Sobhan pointed out the contributions of doctors Naved Jafri and Elizabeth O’Neil. The former “performed many operations to correct stress incontinence (inability to hold urine) and fistulas (abnormal connections between reproductive organs and the urinary system), due to medical misadventure or delayed or complicated deliveries.”
These conditions are not only unhygienic and embarrassing for the affected women, but a source of being shunned by their families. Jafri’s work was “a life-changing experience for the patients concerned. O’Neil also performed some difficult cases, including a thyroid surgery, which took almost five hours.”
“The whole program is based on the premise that we will do as many cases as humanly possible,” said Sobhan, “but we will also teach the local surgeons, nurses and students to do the case for themselves as we leave them behind.”
Overall, “I’m very, very happy with the results,” he said. “They [the team] worked very well together, and had a very good time. I hope to do this once a year. The need is so, so acute.
Of those included in the recent mission were Joseph Yungbluth, a certified registered nurse anesthetist, and Emma Tribble, a certified surgical technician, both at Mary Immaculate Hospital. Others on the team were Yungbluth’s wife, Susan, Kathleen App and Annette Kock, all registered nurses; Sharon Golden, a certified registered surgical technician; and Sean Holder, a certified surgical technician.
“I first got involved in 2001,” said Yungbluth. “I gave anesthesia at Hampton General Hospital, and Dr. Sobhan was general surgeon, who had already gone on two other missions. He was the only surgeon at the time. He would take an anesthetist and a couple of general surgeons the next time. I said it was very interesting and I’d like to go.”

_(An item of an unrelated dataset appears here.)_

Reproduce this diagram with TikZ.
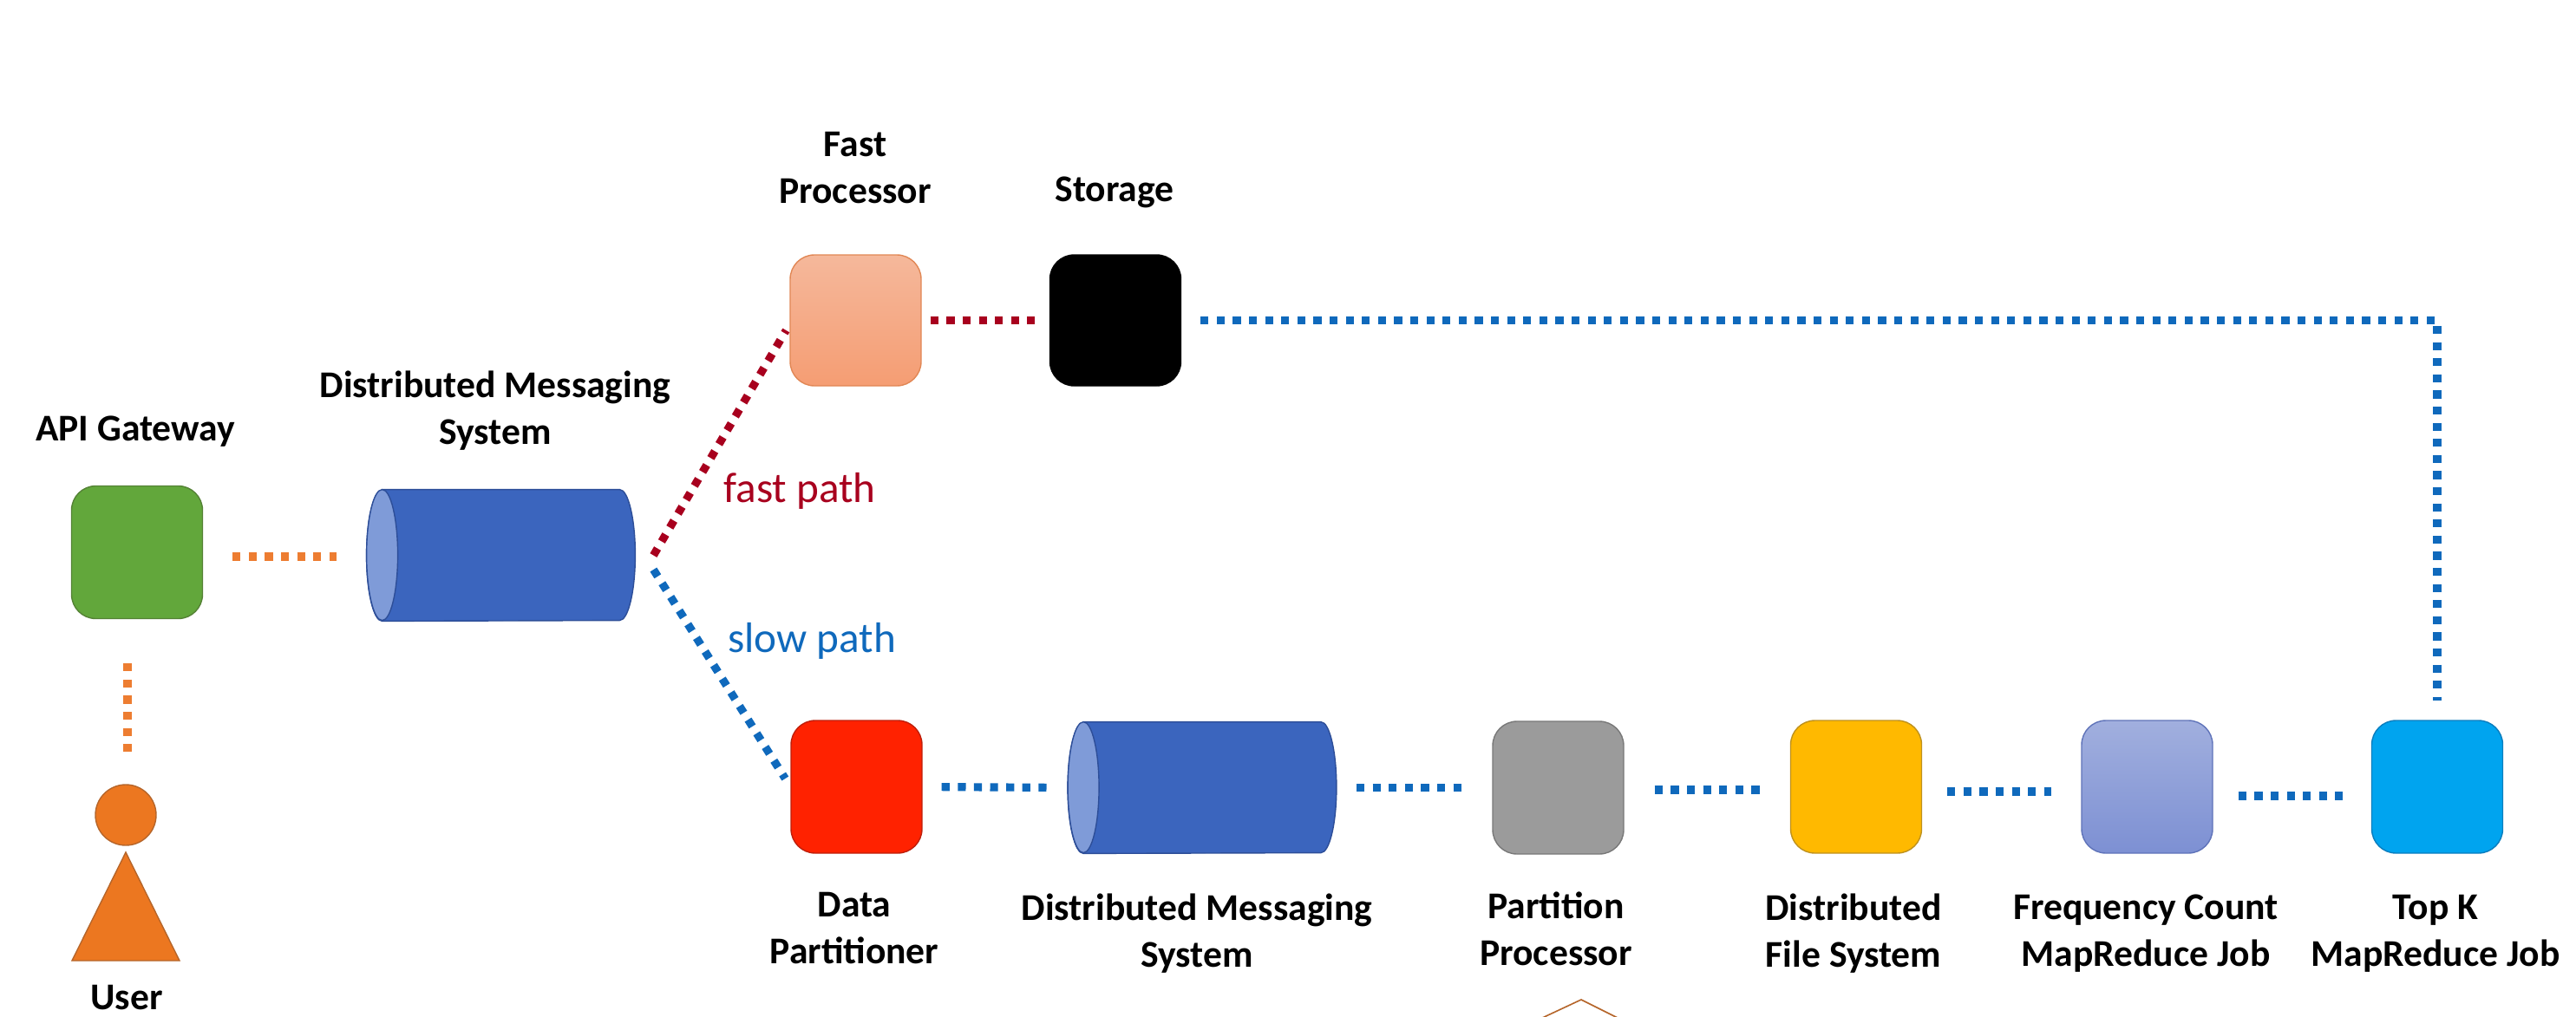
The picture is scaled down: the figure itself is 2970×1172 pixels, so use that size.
\documentclass[tikz,border=0pt]{standalone}
\usepackage{fontspec}
\setmainfont{Carlito}
\usetikzlibrary{calc}
\definecolor{dotorange}{HTML}{ED7D31}
\definecolor{dotred}{HTML}{A8001E}
\definecolor{dotblue}{HTML}{0F69BC}
\definecolor{cylblue}{HTML}{3B65BE}
\definecolor{cylline}{HTML}{2D4E98}
\definecolor{cylcap}{HTML}{7F9BD8}
\definecolor{personfill}{HTML}{EC7720}
\definecolor{personline}{HTML}{B5652A}
\definecolor{apifill}{HTML}{62A73B}
\definecolor{apiline}{HTML}{548235}
\definecolor{fasttop}{HTML}{F5B89B}
\definecolor{fastbot}{HTML}{F59D73}
\definecolor{fastline}{HTML}{E18755}
\definecolor{datafill}{HTML}{FF2200}
\definecolor{dataline}{HTML}{BE1E0A}
\definecolor{partfill}{HTML}{9B9B9B}
\definecolor{partline}{HTML}{787878}
\definecolor{dfsfill}{HTML}{FFB900}
\definecolor{dfsline}{HTML}{BE911E}
\definecolor{freqtop}{HTML}{A1AFDE}
\definecolor{freqbot}{HTML}{7D90D3}
\definecolor{freqline}{HTML}{5F73B9}
\definecolor{topkfill}{HTML}{00A4EF}
\definecolor{topkline}{HTML}{0A7DBE}
\tikzset{
  box/.style={draw, line width=0.7pt, rounded corners=14pt, inner sep=0pt, minimum width=75.5pt, minimum height=76.5pt},
  topbox/.style={box, minimum height=75.5pt},
  cylanchor/.style={inner sep=0pt, minimum width=154.5pt, minimum height=75.5pt},
  lbl/.style={font=\fontsize{21.8}{27}\selectfont\bfseries, align=center, inner sep=0pt, text=black},
  pathlbl/.style={font=\fontsize{24.6}{28}\selectfont, anchor=west, inner sep=0pt},
  dots/.style={line width=4.6pt, dash pattern=on 4.6pt off 4.7pt, line cap=butt},
  dotso/.style={dots, draw=dotorange},
  dotsr/.style={dots, draw=dotred},
  dotsb/.style={dots, draw=dotblue},
}
\newcommand{\cyldraw}[1]{%
  \draw[line width=0.7pt, draw=cylline, fill=cylblue]
    ([xshift=9pt]#1.north west) -- ([xshift=-9pt]#1.north east)
    arc[start angle=90, end angle=-90, x radius=9pt, y radius=37.75pt]
    -- ([xshift=9pt]#1.south west)
    arc[start angle=270, end angle=90, x radius=9pt, y radius=37.75pt] -- cycle;
  \draw[line width=0.7pt, draw=cylline, fill=cylcap]
    ([xshift=9pt]#1.north west)
    arc[start angle=90, end angle=450, x radius=9pt, y radius=37.75pt];
}
\begin{document}
\begin{tikzpicture}[x=0.5pt, y=-0.5pt]
\useasboundingbox (0,0) rectangle (2970,1172);
\clip (0,0) rectangle (2970,1172);

% boxes
\node[box, fill=apifill, draw=apiline] (api) at (158,637) {};
\node[topbox, top color=fasttop, bottom color=fastbot, draw=fastline] (fast) at (986.5,369.5) {};
\node[topbox, fill=black, draw=black] (store) at (1286,369.5) {};
\node[box, fill=datafill, draw=dataline] (data) at (987.5,907.5) {};
\node[box, fill=partfill, draw=partline] (part) at (1796.5,908.5) {};
\node[box, fill=dfsfill, draw=dfsline] (dfs) at (2140,907.5) {};
\node[box, top color=freqtop, bottom color=freqbot, draw=freqline] (freq) at (2475.5,907.5) {};
\node[box, fill=topkfill, draw=topkline] (topk) at (2810,907.5) {};

% cylinders
\node[cylanchor] (cylA) at (577.5,640.5) {};
\node[cylanchor] (cylB) at (1386,908.5) {};
\cyldraw{cylA}
\cyldraw{cylB}

% user
\node[circle, draw=personline, line width=0.7pt, fill=personfill, inner sep=0pt, minimum size=35pt] (head) at (145,940) {};
\coordinate (apex) at (145,983);
\coordinate (baseL) at (83,1108);
\coordinate (baseR) at (207,1108);
\draw[draw=personline, line width=0.7pt, fill=personfill] (apex) -- (baseL) -- (baseR) -- cycle;

% partial shape at the bottom edge
\coordinate (peak) at (1823,1153);
\coordinate (peakL) at (1776,1175);
\coordinate (peakR) at (1867,1175);
\draw[draw=personline, line width=0.8pt] (peakL) -- (peak) -- (peakR);

% labels
\node[lbl] (lApi) at (156,498) {API Gateway};
\node[lbl] (lCylA) at (571,474) {Distributed Messaging\\System};
\node[lbl] (lFast) at (986,194) {Fast\\Processor};
\node[lbl] (lStore) at (1285,222) {Storage};
\node[lbl] (lUser) at (146,1151) {User};
\node[lbl] (lData) at (985,1071) {Data\\Partitioner};
\node[lbl] (lCylB) at (1380,1077) {Distributed Messaging\\System};
\node[lbl] (lPart) at (1794,1071) {Partition\\Processor};
\node[lbl] (lDfs) at (2137,1077) {Distributed\\File System};
\node[lbl] (lFreq) at (2474,1077) {Frequency Count\\MapReduce Job};
\node[lbl] (lTop) at (2808,1077) {Top K\\MapReduce Job};
\node[pathlbl, text=dotred] (lfp) at (834,566) {fast path};
\node[pathlbl, text=dotblue] (lsp) at (839,739) {slow path};

% connectors
\draw[dotso, shorten <=17pt, shorten >=17.5pt] ([yshift=-2.5pt]api.east) -- ([yshift=-0.75pt]cylA.west);
\draw[dotso, shorten <=25.5pt, shorten >=18.75pt] ([xshift=-5.5pt]api.south) -- ([xshift=1pt]head.north);
\draw[dotsr] ([xshift=10.5pt]cylA.east) -- ([xshift=-2pt,yshift=-5.75pt]fast.west);
\draw[dotsb] ([xshift=10.5pt,yshift=-8.25pt]cylA.east) -- ([xshift=-3pt,yshift=4.75pt]data.west);
\draw[dotsr, shorten <=5pt, shorten >=8.5pt] (fast.east) -- (store.west);
\draw[dotsb, shorten <=11pt, shorten >=11pt] (store.east) -| (topk.north);
\draw[dotsb, shorten <=11pt, shorten >=11pt] (data.east) -- (cylB.west);
\draw[dotsb, shorten <=11.5pt, shorten >=17.5pt] (cylB.east) -- (part.west);
\draw[dotsb, shorten <=17.5pt, shorten >=17.5pt] ([yshift=-1.25pt]part.east) -- ([yshift=-1.75pt]dfs.west);
\draw[dotsb, shorten <=14.5pt, shorten >=17pt] ([yshift=-2.75pt]dfs.east) -- ([yshift=-2.75pt]freq.west);
\draw[dotsb, shorten <=14.5pt, shorten >=16.5pt] ([yshift=-5.25pt]freq.east) -- ([yshift=-5.25pt]topk.west);
\end{tikzpicture}
\end{document}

This recent trip was his fourth mission.
Tribble said she had been hearing about the project for many years. A co-worker told her about Soban’s need for techs on the recent mission.
“If you go, I go, and that started the ball rolling,” said Tribble, who used vacation time to make her first trip this past winter.
“I helped with actual surgeries, such as closing skin or passing instruments. It was enjoyable, honestly, especially with the team. We were just good for each other. Everyone worked well. I can’t stress that enough.”
“I went because I felt it was time to give back to society … Giving is an important part of living,” said Yungbluth.
The next trip will be in 2010 or 2011, and Yungbluth and Tribble hope to go again if asked.
“Dr. Sobhan is getting more and more people wanting to go,” said Yungbluth. “I have enjoyed it so much. It’s very worth it. I’ll go help him anyway I can.”